-- Exercise --
Please retype the records below exactly, from the first line through the line containing "const DEPTH_Y = 40;", and leave out any pictures.

Records with drawing code:
--- begin ---
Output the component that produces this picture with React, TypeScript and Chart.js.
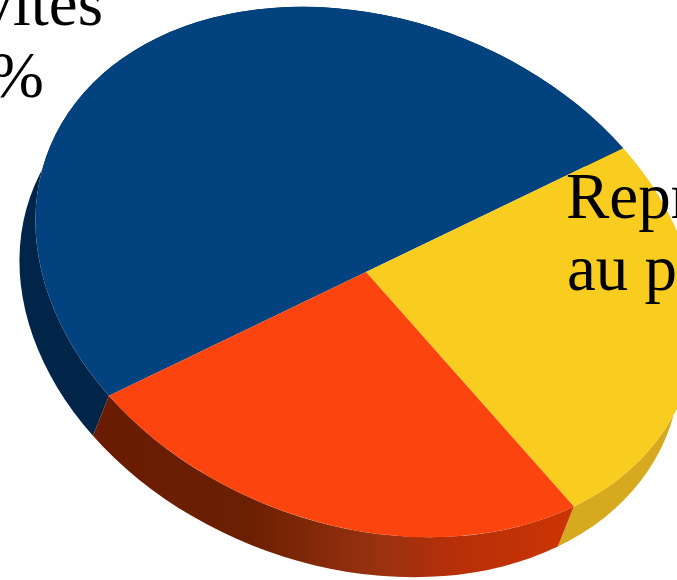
import React, { useEffect, useRef } from "react";
import { Chart, registerables } from "chart.js";

Chart.register(...registerables);

const categories = ["Invités", "Représentants", "Autres"];
const shares = [50, 25, 25];
const topColors = ["#02427e", "#f8cd1f", "#fb440e"];
const sideColors = ["#012449", "#d6a91e", "#6a1c02"];
const redSideStops: [number, string][] = [
  [0, "#6a1c02"],
  [0.33, "#6b2002"],
  [0.6, "#993210"],
  [0.75, "#b62f08"],
  [1, "#cc3505"],
];
const visibleText: [string, number, number, CanvasTextAlign][] = [
  ["vites", 103, 25, "right"],
  ["%", 44, 97, "right"],
  ["Repr", 566, 218, "left"],
  ["au p", 567, 290, "left"],
];

const CX = 366;
const CY = 272;
const MAJOR = 340;
const MINOR = 253;
const TILT = (20.5 * Math.PI) / 180;
const DEPTH_X = -16;
const DEPTH_Y = 40;

function tilt(ctx: CanvasRenderingContext2D, arc: any, dx: number, dy: number) {
  const R = arc.outerRadius;
  ctx.setTransform(1, 0, 0, 1, 0, 0);
  ctx.translate(CX + dx, CY + dy);
  ctx.rotate(TILT);
  ctx.scale(MAJOR / R, MINOR / R);
  ctx.translate(-arc.x, -arc.y);
}

const tiltPlugin = {
  id: "tilt",
  beforeDatasetsDraw(chart: any) {
    const ctx: CanvasRenderingContext2D = chart.ctx;
    const arcs = chart.getDatasetMeta(0).data;
    ctx.save();
    arcs.forEach((arc: any, i: number) => {
      ctx.beginPath();
      tilt(ctx, arc, 0, 0);
      ctx.arc(arc.x, arc.y, arc.outerRadius, arc.startAngle, arc.endAngle);
      tilt(ctx, arc, DEPTH_X, DEPTH_Y);
      ctx.arc(arc.x, arc.y, arc.outerRadius, arc.endAngle, arc.startAngle, true);
      ctx.closePath();
      ctx.setTransform(1, 0, 0, 1, 0, 0);
      if (i === 2) {
        const g = ctx.createLinearGradient(92, 0, 572, 0);
        redSideStops.forEach(([p, c]) => g.addColorStop(p, c));
        ctx.fillStyle = g;
      } else {
        ctx.fillStyle = sideColors[i];
      }
      ctx.fill();
    });
    tilt(ctx, arcs[0], 0, 0);
  },
  afterDatasetsDraw(chart: any) {
    chart.ctx.restore();
  },
  afterDraw(chart: any) {
    const ctx: CanvasRenderingContext2D = chart.ctx;
    ctx.save();
    ctx.fillStyle = "#000";
    ctx.font = '65px "Liberation Serif"';
    ctx.textBaseline = "alphabetic";
    visibleText.forEach(([t, x, y, a]) => {
      ctx.textAlign = a;
      ctx.fillText(t, x, y);
    });
    ctx.restore();
  },
};

export default function App() {
  const ref = useRef<HTMLCanvasElement>(null);
  useEffect(() => {
    const chart = new Chart(ref.current!, {
      type: "pie",
      data: {
        labels: categories,
        datasets: [
          {
            data: shares,
            backgroundColor: topColors,
            borderWidth: 0,
            clip: false,
          } as any,
        ],
      },
      options: {
        animation: false,
        responsive: false,
        devicePixelRatio: 1,
        rotation: 215.5,
        plugins: { legend: { display: false }, tooltip: { enabled: false } },
      },
      plugins: [tiltPlugin],
    } as any);
    return () => chart.destroy();
  }, []);
  return (
    <div style={{ position: "fixed", left: 0, top: 0, width: 677, height: 580, background: "#fff" }}>
      <canvas ref={ref} width={677} height={580} style={{ display: "block" }} />
    </div>
  );
}
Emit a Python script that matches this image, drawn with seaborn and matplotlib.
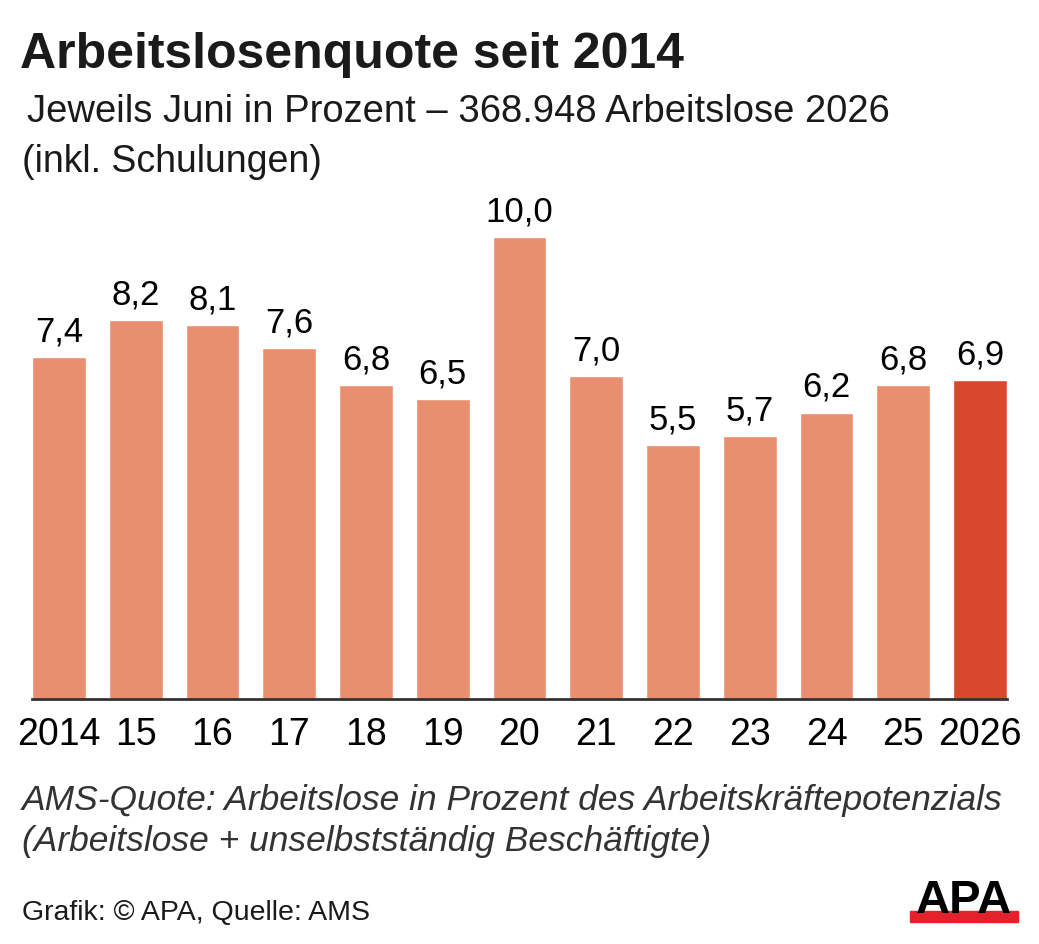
import pandas as pd
import matplotlib.pyplot as plt
import seaborn as sns
from matplotlib.patches import Rectangle

# Arbeitslosenquote jeweils Juni
years = ["2014", "15", "16", "17", "18", "19", "20", "21", "22", "23", "24", "25", "2026"]
rates = [7.4, 8.2, 8.1, 7.6, 6.8, 6.5, 10.0, 7.0, 5.5, 5.7, 6.2, 6.8, 6.9]
labels = ["7,4", "8,2", "8,1", "7,6", "6,8", "6,5", "10,0", "7,0", "5,5", "5,7", "6,2", "6,8", "6,9"]

light = "#E88F6F"
dark = "#D9472D"
colors = [light] * (len(years) - 1) + [dark]

df = pd.DataFrame({"Jahr": years, "Quote": rates})

sns.set_style("white")
plt.rcParams["font.family"] = ["Liberation Sans", "DejaVu Sans"]

fig = plt.figure(figsize=(10.39, 9.45), dpi=100)
W, H = 1039, 945
ax = fig.add_axes([32 / W, 1 - 700 / H, 975 / W, 508 / H])

sns.barplot(data=df, x="Jahr", y="Quote", hue="Jahr", palette=colors,
            legend=False, width=0.70, saturation=1, ax=ax)

# value labels above bars
for i, v in enumerate(rates):
    ax.annotate(labels[i], (i, v), xytext=(0, 7), textcoords="offset points",
                ha="center", va="bottom", fontsize=25, color="black")

ax.set_xlim(-0.35, len(years) - 0.65)
ax.set_ylim(0, 11)
ax.set_xlabel("")
ax.set_ylabel("")
ax.set_yticks([])
ax.tick_params(axis="x", length=0, pad=12, labelsize=27, colors="black")
for s in ["top", "right", "left"]:
    ax.spines[s].set_visible(False)
ax.spines["bottom"].set_color("#333333")
ax.spines["bottom"].set_linewidth(2)

fig.text(20 / W, 1 - 68 / H, "Arbeitslosenquote seit 2014", fontsize=36,
         fontweight="bold", color="#1a1a1a", va="baseline")
fig.text(27 / W, 1 - 122 / H, "Jeweils Juni in Prozent \u2013 368.948 Arbeitslose 2026",
         fontsize=27.5, color="#1a1a1a", va="baseline")
fig.text(22 / W, 1 - 172 / H, "(inkl. Schulungen)", fontsize=27, color="#1a1a1a", va="baseline")

fig.text(22 / W, 1 - 810 / H, "AMS-Quote: Arbeitslose in Prozent des Arbeitskr\u00e4ftepotenzials",
         fontsize=25.5, style="italic", color="#333333", va="baseline")
fig.text(22 / W, 1 - 851 / H, "(Arbeitslose + unselbstst\u00e4ndig Besch\u00e4ftigte)",
         fontsize=25.5, style="italic", color="#333333", va="baseline")

fig.text(22 / W, 1 - 920 / H, "Grafik: \u00a9 APA, Quelle: AMS", fontsize=20.5,
         color="#1a1a1a", va="baseline")

# APA logo
fig.patches.append(Rectangle((910 / W, 1 - 923 / H), 108 / W, 11 / H,
                             transform=fig.transFigure, color="#E3222B", zorder=1))
fig.text(964 / W, 1 - 913 / H, "APA", fontsize=34, fontweight="heavy",
         color="black", ha="center", va="baseline", zorder=2)

fig.savefig("out.png", dpi=100, facecolor="white")
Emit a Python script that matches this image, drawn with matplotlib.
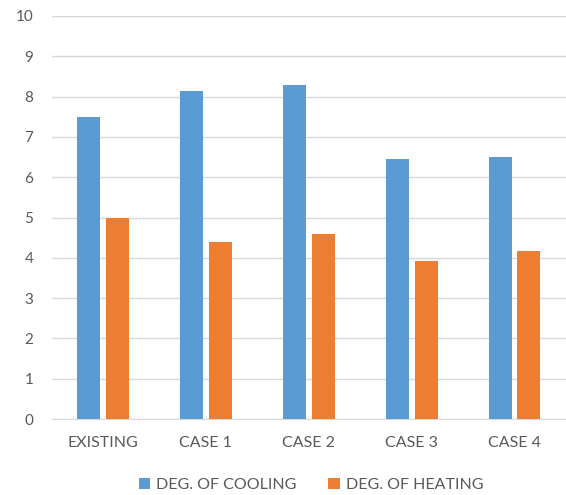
import numpy as np
import matplotlib.pyplot as plt

categories = ["EXISTING", "CASE 1", "CASE 2", "CASE 3", "CASE 4"]
cooling = [7.5, 8.15, 8.3, 6.45, 6.5]
heating = [5.0, 4.4, 4.6, 3.92, 4.18]
series_names = ["DEG. OF COOLING", "DEG. OF HEATING"]

BLUE = "#5b9bd5"
ORANGE = "#ed7d31"
GRID = "#d9d9d9"
TEXT = "#595959"

plt.rcParams["font.family"] = ["Lato", "DejaVu Sans"]

fig = plt.figure(figsize=(5.66, 4.95), dpi=100)
ax = fig.add_axes([0.091, 0.1535, 0.909, 0.8142])

x = np.arange(len(categories))
width = 0.223
offset = 0.14
ax.bar(x - offset, cooling, width, color=BLUE, label=series_names[0], zorder=3)
ax.bar(x + offset, heating, width, color=ORANGE, label=series_names[1], zorder=3)

ax.set_xlim(-0.5, len(categories) - 0.5)
ax.set_ylim(0, 10)
ax.set_yticks(range(0, 11))
ax.set_xticks(x)
ax.set_xticklabels(categories)
ax.yaxis.grid(True, color=GRID, linewidth=1.0, zorder=0)
ax.tick_params(axis="both", length=0, colors=TEXT)
ax.tick_params(axis="y", pad=13, labelsize=11)
ax.tick_params(axis="x", pad=12, labelsize=11.5)
for side in ["top", "right", "left"]:
    ax.spines[side].set_visible(False)
ax.spines["bottom"].set_color(GRID)

fig.legend(loc="center", bbox_to_anchor=(311 / 566, 1 - 485 / 495), ncol=2,
           frameon=False, handlelength=0.7, handleheight=0.7, handletextpad=0.4,
           columnspacing=2.0, fontsize=11.5, labelcolor=TEXT)

fig.savefig("out.png", dpi=100)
--- end ---
-- Task response --
Output the component that produces this picture with React, TypeScript and Chart.js.
import React, { useEffect, useRef } from "react";
import { Chart, registerables } from "chart.js";

Chart.register(...registerables);

const categories = ["Invités", "Représentants", "Autres"];
const shares = [50, 25, 25];
const topColors = ["#02427e", "#f8cd1f", "#fb440e"];
const sideColors = ["#012449", "#d6a91e", "#6a1c02"];
const redSideStops: [number, string][] = [
  [0, "#6a1c02"],
  [0.33, "#6b2002"],
  [0.6, "#993210"],
  [0.75, "#b62f08"],
  [1, "#cc3505"],
];
const visibleText: [string, number, number, CanvasTextAlign][] = [
  ["vites", 103, 25, "right"],
  ["%", 44, 97, "right"],
  ["Repr", 566, 218, "left"],
  ["au p", 567, 290, "left"],
];

const CX = 366;
const CY = 272;
const MAJOR = 340;
const MINOR = 253;
const TILT = (20.5 * Math.PI) / 180;
const DEPTH_X = -16;
const DEPTH_Y = 40;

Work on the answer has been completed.